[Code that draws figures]
———
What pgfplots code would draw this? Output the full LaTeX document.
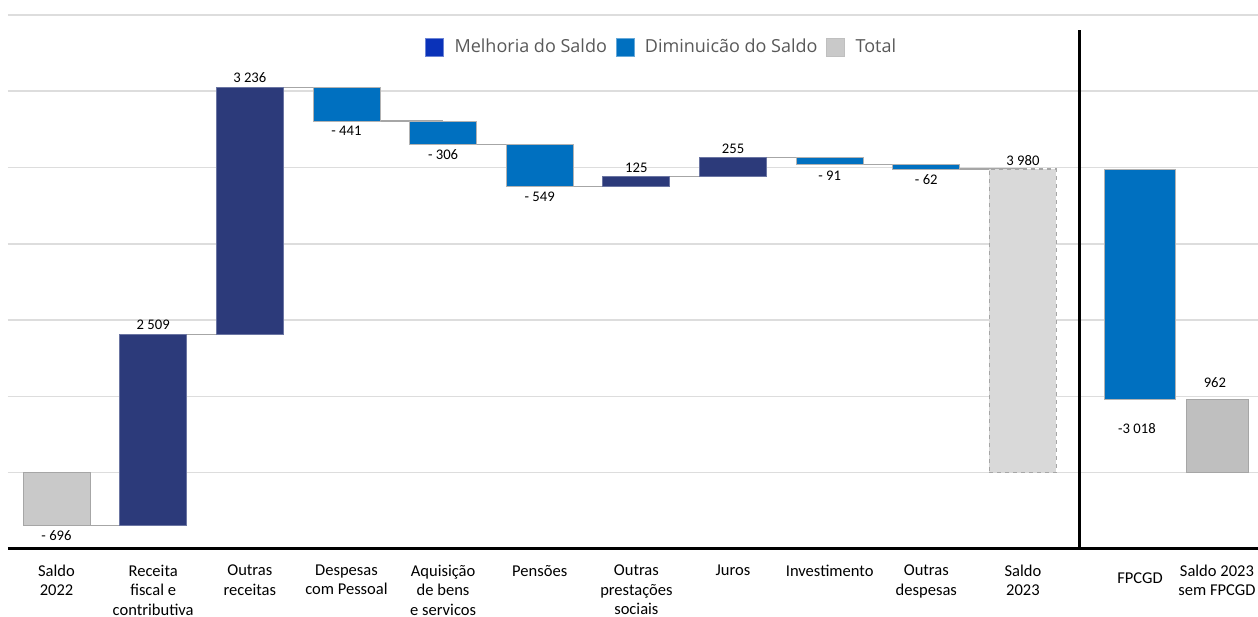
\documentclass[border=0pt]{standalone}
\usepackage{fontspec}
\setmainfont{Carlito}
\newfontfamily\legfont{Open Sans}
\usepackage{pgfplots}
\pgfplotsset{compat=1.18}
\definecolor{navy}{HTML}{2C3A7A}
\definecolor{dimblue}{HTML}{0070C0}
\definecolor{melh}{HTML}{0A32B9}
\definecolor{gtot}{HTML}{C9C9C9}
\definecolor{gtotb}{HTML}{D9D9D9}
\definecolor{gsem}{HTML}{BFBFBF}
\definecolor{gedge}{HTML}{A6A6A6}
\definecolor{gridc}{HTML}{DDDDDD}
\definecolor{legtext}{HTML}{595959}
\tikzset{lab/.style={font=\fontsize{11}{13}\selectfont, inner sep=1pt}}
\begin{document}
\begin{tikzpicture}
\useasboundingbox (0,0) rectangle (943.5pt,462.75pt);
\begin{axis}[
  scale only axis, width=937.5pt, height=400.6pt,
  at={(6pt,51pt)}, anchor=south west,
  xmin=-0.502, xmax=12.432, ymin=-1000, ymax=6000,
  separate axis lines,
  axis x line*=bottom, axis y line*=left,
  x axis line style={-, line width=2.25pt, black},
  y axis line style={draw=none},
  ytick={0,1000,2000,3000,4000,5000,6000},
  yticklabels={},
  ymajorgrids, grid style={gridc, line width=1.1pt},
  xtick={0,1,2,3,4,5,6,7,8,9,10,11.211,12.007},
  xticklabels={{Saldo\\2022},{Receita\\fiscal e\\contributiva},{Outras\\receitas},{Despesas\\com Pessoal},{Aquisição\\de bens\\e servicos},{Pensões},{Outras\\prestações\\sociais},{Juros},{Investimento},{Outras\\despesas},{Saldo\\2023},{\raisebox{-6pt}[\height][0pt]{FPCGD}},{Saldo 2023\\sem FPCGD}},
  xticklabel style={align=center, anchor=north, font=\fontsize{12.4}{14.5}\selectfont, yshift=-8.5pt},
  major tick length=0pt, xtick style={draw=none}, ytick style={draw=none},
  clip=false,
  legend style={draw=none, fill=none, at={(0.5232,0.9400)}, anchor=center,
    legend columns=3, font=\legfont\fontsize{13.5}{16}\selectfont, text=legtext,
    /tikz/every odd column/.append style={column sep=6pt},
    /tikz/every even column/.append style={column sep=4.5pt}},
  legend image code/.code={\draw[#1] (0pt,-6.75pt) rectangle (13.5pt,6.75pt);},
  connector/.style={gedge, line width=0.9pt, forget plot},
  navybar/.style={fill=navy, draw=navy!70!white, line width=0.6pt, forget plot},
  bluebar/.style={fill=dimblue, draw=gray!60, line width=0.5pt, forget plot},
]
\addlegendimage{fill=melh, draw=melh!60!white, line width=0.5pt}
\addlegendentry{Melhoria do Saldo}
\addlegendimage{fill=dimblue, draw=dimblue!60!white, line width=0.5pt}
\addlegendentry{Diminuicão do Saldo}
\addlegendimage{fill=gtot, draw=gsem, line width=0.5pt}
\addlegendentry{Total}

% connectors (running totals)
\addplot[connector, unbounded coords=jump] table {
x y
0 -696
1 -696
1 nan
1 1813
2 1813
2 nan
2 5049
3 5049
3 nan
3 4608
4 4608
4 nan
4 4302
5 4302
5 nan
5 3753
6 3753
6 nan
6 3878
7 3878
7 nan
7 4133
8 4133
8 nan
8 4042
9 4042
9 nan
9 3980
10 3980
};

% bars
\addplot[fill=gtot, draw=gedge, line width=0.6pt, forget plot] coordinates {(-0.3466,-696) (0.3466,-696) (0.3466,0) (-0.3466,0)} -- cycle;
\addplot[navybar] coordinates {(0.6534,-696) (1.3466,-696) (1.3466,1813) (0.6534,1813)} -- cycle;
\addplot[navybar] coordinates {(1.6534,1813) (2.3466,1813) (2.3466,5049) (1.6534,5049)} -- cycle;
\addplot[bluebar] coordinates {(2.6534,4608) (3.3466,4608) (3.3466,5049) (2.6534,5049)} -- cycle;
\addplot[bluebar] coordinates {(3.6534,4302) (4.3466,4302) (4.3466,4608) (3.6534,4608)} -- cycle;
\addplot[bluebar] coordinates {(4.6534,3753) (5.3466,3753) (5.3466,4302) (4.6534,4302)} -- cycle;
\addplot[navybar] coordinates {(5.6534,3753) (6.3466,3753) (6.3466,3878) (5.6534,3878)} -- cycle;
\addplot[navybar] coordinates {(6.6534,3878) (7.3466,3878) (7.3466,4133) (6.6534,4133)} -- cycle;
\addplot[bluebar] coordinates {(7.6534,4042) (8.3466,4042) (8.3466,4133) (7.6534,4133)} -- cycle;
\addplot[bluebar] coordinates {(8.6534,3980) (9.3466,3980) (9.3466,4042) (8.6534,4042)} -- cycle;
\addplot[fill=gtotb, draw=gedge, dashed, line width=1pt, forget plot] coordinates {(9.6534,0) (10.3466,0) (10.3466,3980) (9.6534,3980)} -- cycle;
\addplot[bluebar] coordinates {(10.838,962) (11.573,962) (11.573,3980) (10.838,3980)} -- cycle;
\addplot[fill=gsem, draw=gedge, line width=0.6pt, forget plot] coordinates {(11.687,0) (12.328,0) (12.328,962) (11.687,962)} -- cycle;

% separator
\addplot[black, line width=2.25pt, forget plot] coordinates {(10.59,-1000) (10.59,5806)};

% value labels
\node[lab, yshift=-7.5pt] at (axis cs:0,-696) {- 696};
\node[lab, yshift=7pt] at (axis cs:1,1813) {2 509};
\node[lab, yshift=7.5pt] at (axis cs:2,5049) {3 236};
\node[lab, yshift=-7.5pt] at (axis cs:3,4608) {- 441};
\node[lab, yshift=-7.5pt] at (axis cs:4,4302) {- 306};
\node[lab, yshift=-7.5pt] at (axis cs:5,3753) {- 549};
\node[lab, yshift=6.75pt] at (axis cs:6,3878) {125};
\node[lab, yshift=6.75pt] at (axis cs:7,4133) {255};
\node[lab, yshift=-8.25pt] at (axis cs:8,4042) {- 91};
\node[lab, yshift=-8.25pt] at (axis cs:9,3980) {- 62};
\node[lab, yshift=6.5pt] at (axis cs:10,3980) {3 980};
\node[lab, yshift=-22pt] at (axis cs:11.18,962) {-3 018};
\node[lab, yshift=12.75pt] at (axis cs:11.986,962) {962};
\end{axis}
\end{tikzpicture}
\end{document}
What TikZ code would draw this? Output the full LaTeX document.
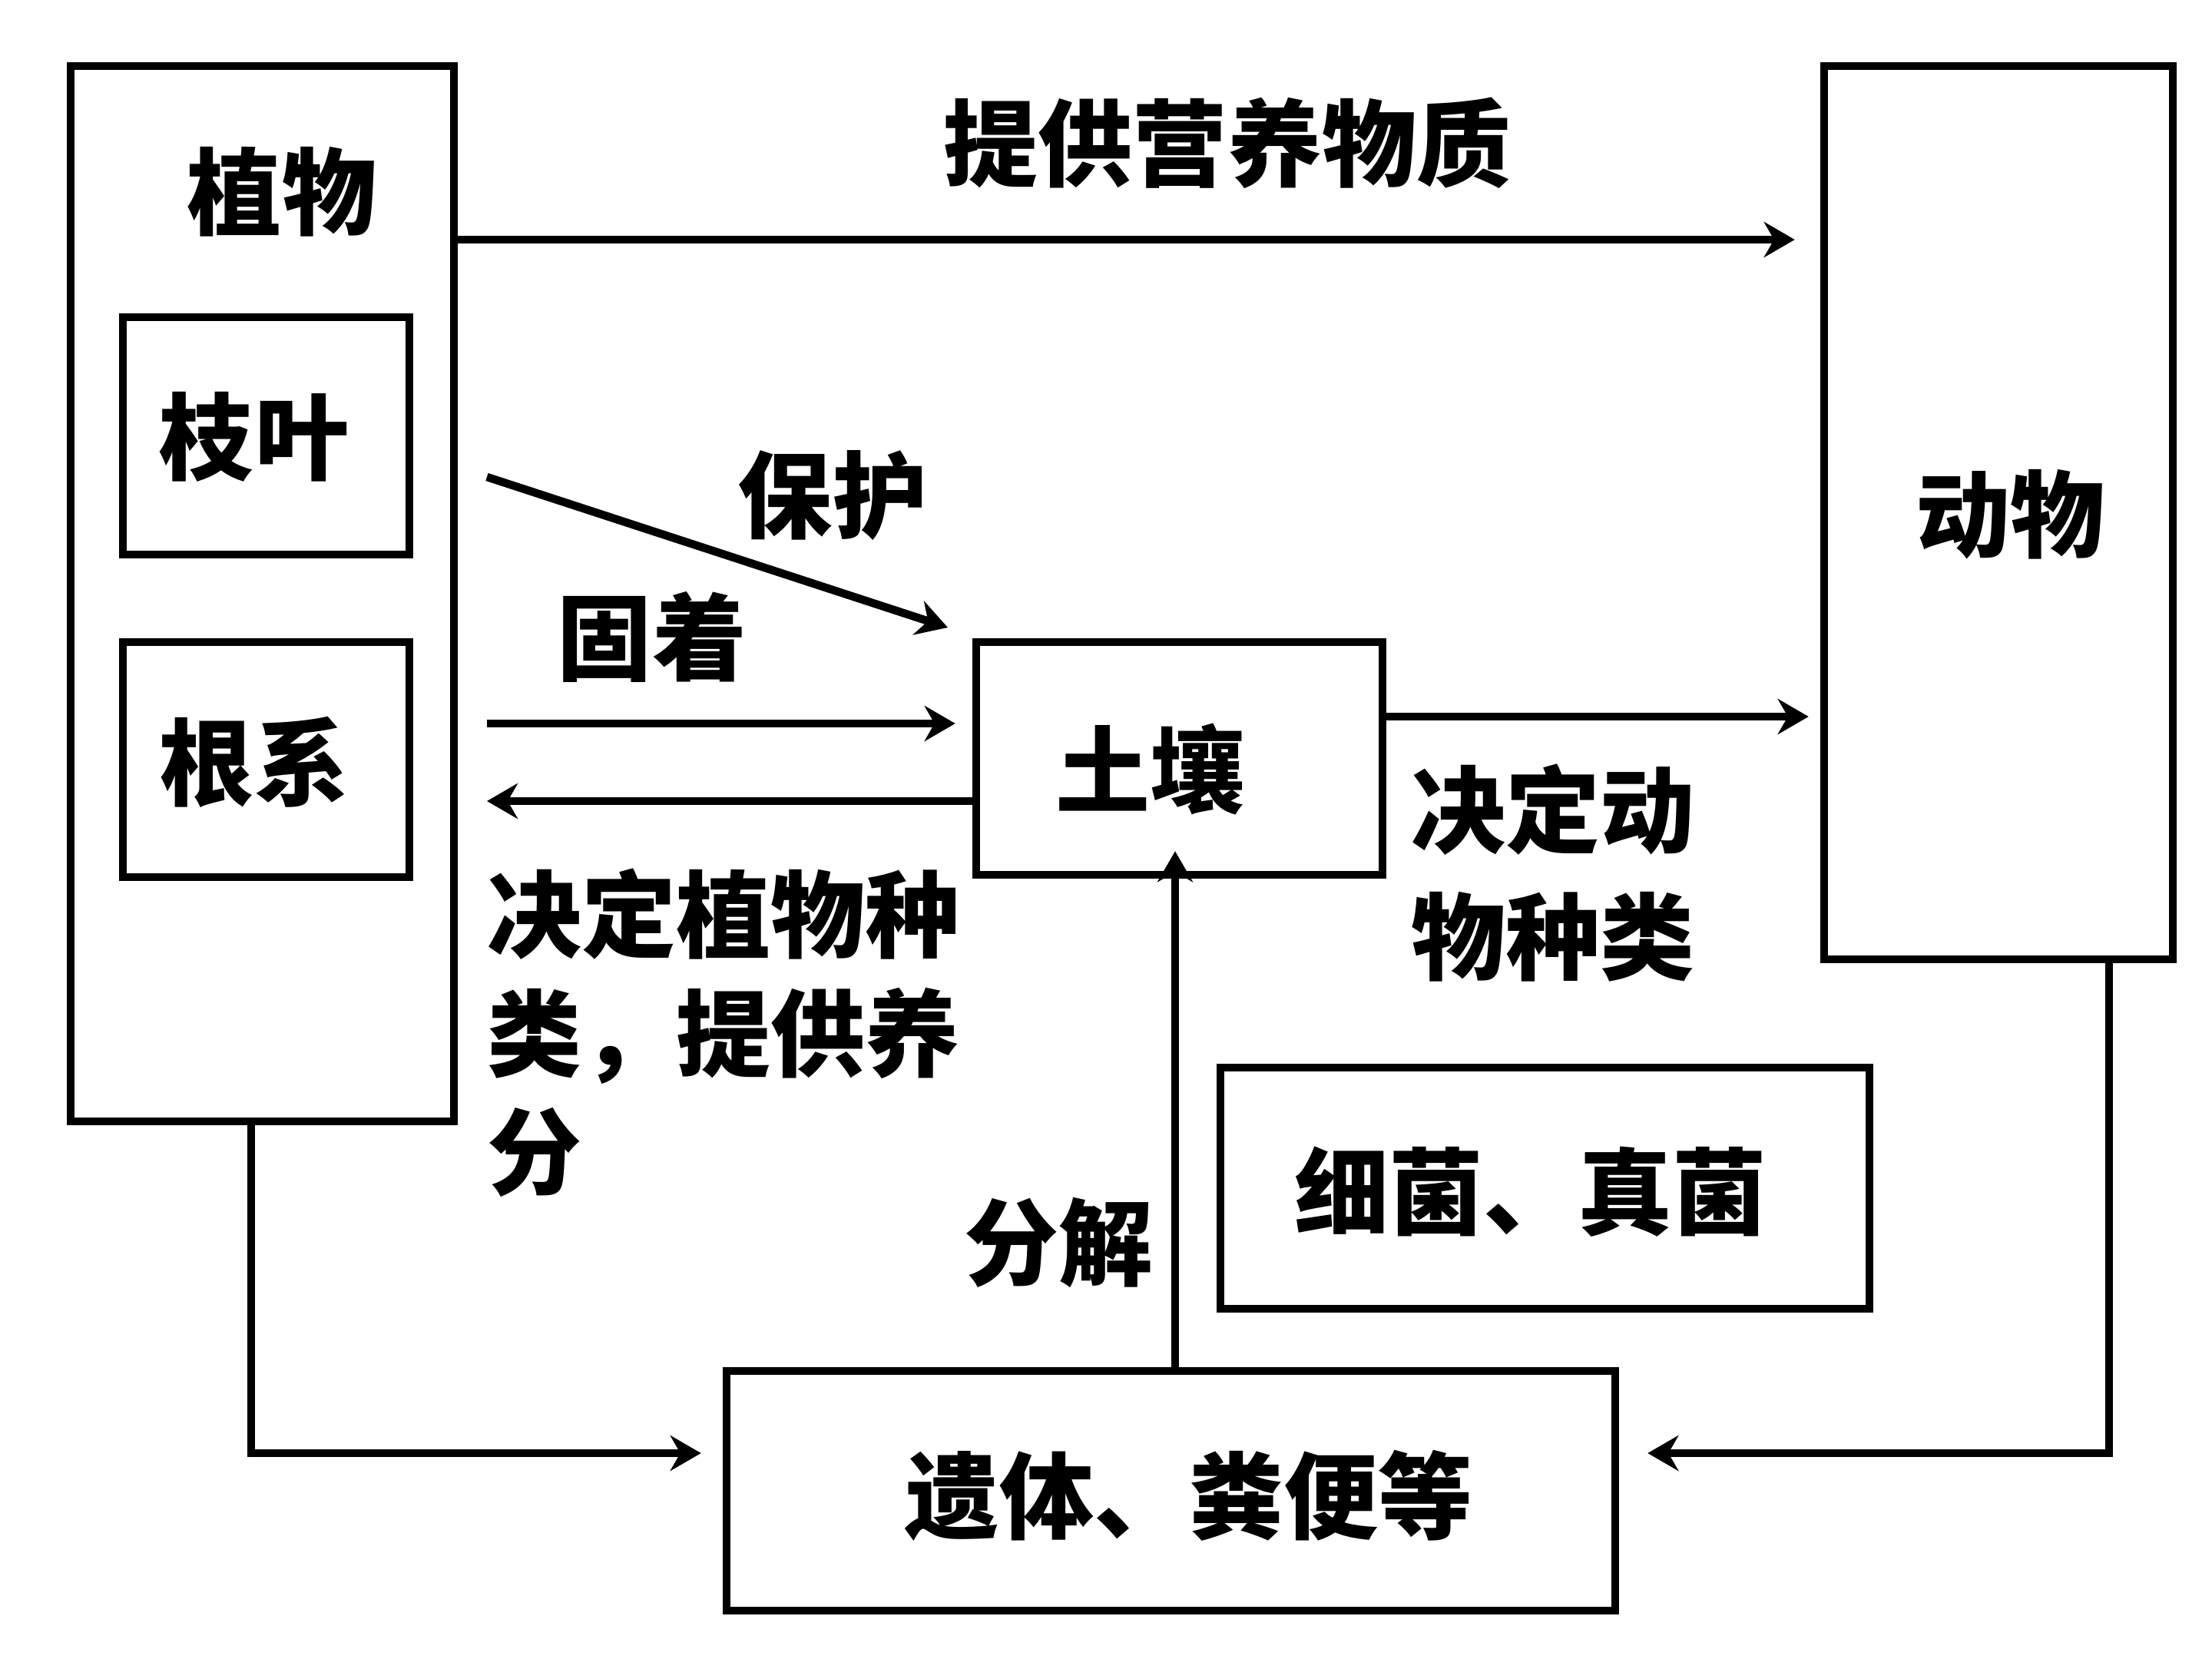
———
_Set task_
Output the records above exactly as they are, leaving out the pictures.

_Response to this task_
What pgfplots code would draw this? Output the full LaTeX document.
\documentclass[border=0pt]{standalone}
\usepackage{fontspec}
\setmainfont{Carlito}
\newfontfamily\legfont{Open Sans}
\usepackage{pgfplots}
\pgfplotsset{compat=1.18}
\definecolor{navy}{HTML}{2C3A7A}
\definecolor{dimblue}{HTML}{0070C0}
\definecolor{melh}{HTML}{0A32B9}
\definecolor{gtot}{HTML}{C9C9C9}
\definecolor{gtotb}{HTML}{D9D9D9}
\definecolor{gsem}{HTML}{BFBFBF}
\definecolor{gedge}{HTML}{A6A6A6}
\definecolor{gridc}{HTML}{DDDDDD}
\definecolor{legtext}{HTML}{595959}
\tikzset{lab/.style={font=\fontsize{11}{13}\selectfont, inner sep=1pt}}
\begin{document}
\begin{tikzpicture}
\useasboundingbox (0,0) rectangle (943.5pt,462.75pt);
\begin{axis}[
  scale only axis, width=937.5pt, height=400.6pt,
  at={(6pt,51pt)}, anchor=south west,
  xmin=-0.502, xmax=12.432, ymin=-1000, ymax=6000,
  separate axis lines,
  axis x line*=bottom, axis y line*=left,
  x axis line style={-, line width=2.25pt, black},
  y axis line style={draw=none},
  ytick={0,1000,2000,3000,4000,5000,6000},
  yticklabels={},
  ymajorgrids, grid style={gridc, line width=1.1pt},
  xtick={0,1,2,3,4,5,6,7,8,9,10,11.211,12.007},
  xticklabels={{Saldo\\2022},{Receita\\fiscal e\\contributiva},{Outras\\receitas},{Despesas\\com Pessoal},{Aquisição\\de bens\\e servicos},{Pensões},{Outras\\prestações\\sociais},{Juros},{Investimento},{Outras\\despesas},{Saldo\\2023},{\raisebox{-6pt}[\height][0pt]{FPCGD}},{Saldo 2023\\sem FPCGD}},
  xticklabel style={align=center, anchor=north, font=\fontsize{12.4}{14.5}\selectfont, yshift=-8.5pt},
  major tick length=0pt, xtick style={draw=none}, ytick style={draw=none},
  clip=false,
  legend style={draw=none, fill=none, at={(0.5232,0.9400)}, anchor=center,
    legend columns=3, font=\legfont\fontsize{13.5}{16}\selectfont, text=legtext,
    /tikz/every odd column/.append style={column sep=6pt},
    /tikz/every even column/.append style={column sep=4.5pt}},
  legend image code/.code={\draw[#1] (0pt,-6.75pt) rectangle (13.5pt,6.75pt);},
  connector/.style={gedge, line width=0.9pt, forget plot},
  navybar/.style={fill=navy, draw=navy!70!white, line width=0.6pt, forget plot},
  bluebar/.style={fill=dimblue, draw=gray!60, line width=0.5pt, forget plot},
]
\addlegendimage{fill=melh, draw=melh!60!white, line width=0.5pt}
\addlegendentry{Melhoria do Saldo}
\addlegendimage{fill=dimblue, draw=dimblue!60!white, line width=0.5pt}
\addlegendentry{Diminuicão do Saldo}
\addlegendimage{fill=gtot, draw=gsem, line width=0.5pt}
\addlegendentry{Total}

% connectors (running totals)
\addplot[connector, unbounded coords=jump] table {
x y
0 -696
1 -696
1 nan
1 1813
2 1813
2 nan
2 5049
3 5049
3 nan
3 4608
4 4608
4 nan
4 4302
5 4302
5 nan
5 3753
6 3753
6 nan
6 3878
7 3878
7 nan
7 4133
8 4133
8 nan
8 4042
9 4042
9 nan
9 3980
10 3980
};

% bars
\addplot[fill=gtot, draw=gedge, line width=0.6pt, forget plot] coordinates {(-0.3466,-696) (0.3466,-696) (0.3466,0) (-0.3466,0)} -- cycle;
\addplot[navybar] coordinates {(0.6534,-696) (1.3466,-696) (1.3466,1813) (0.6534,1813)} -- cycle;
\addplot[navybar] coordinates {(1.6534,1813) (2.3466,1813) (2.3466,5049) (1.6534,5049)} -- cycle;
\addplot[bluebar] coordinates {(2.6534,4608) (3.3466,4608) (3.3466,5049) (2.6534,5049)} -- cycle;
\addplot[bluebar] coordinates {(3.6534,4302) (4.3466,4302) (4.3466,4608) (3.6534,4608)} -- cycle;
\addplot[bluebar] coordinates {(4.6534,3753) (5.3466,3753) (5.3466,4302) (4.6534,4302)} -- cycle;
\addplot[navybar] coordinates {(5.6534,3753) (6.3466,3753) (6.3466,3878) (5.6534,3878)} -- cycle;
\addplot[navybar] coordinates {(6.6534,3878) (7.3466,3878) (7.3466,4133) (6.6534,4133)} -- cycle;
\addplot[bluebar] coordinates {(7.6534,4042) (8.3466,4042) (8.3466,4133) (7.6534,4133)} -- cycle;
\addplot[bluebar] coordinates {(8.6534,3980) (9.3466,3980) (9.3466,4042) (8.6534,4042)} -- cycle;
\addplot[fill=gtotb, draw=gedge, dashed, line width=1pt, forget plot] coordinates {(9.6534,0) (10.3466,0) (10.3466,3980) (9.6534,3980)} -- cycle;
\addplot[bluebar] coordinates {(10.838,962) (11.573,962) (11.573,3980) (10.838,3980)} -- cycle;
\addplot[fill=gsem, draw=gedge, line width=0.6pt, forget plot] coordinates {(11.687,0) (12.328,0) (12.328,962) (11.687,962)} -- cycle;

% separator
\addplot[black, line width=2.25pt, forget plot] coordinates {(10.59,-1000) (10.59,5806)};

% value labels
\node[lab, yshift=-7.5pt] at (axis cs:0,-696) {- 696};
\node[lab, yshift=7pt] at (axis cs:1,1813) {2 509};
\node[lab, yshift=7.5pt] at (axis cs:2,5049) {3 236};
\node[lab, yshift=-7.5pt] at (axis cs:3,4608) {- 441};
\node[lab, yshift=-7.5pt] at (axis cs:4,4302) {- 306};
\node[lab, yshift=-7.5pt] at (axis cs:5,3753) {- 549};
\node[lab, yshift=6.75pt] at (axis cs:6,3878) {125};
\node[lab, yshift=6.75pt] at (axis cs:7,4133) {255};
\node[lab, yshift=-8.25pt] at (axis cs:8,4042) {- 91};
\node[lab, yshift=-8.25pt] at (axis cs:9,3980) {- 62};
\node[lab, yshift=6.5pt] at (axis cs:10,3980) {3 980};
\node[lab, yshift=-22pt] at (axis cs:11.18,962) {-3 018};
\node[lab, yshift=12.75pt] at (axis cs:11.986,962) {962};
\end{axis}
\end{tikzpicture}
\end{document}
What TikZ code would draw this? Output the full LaTeX document.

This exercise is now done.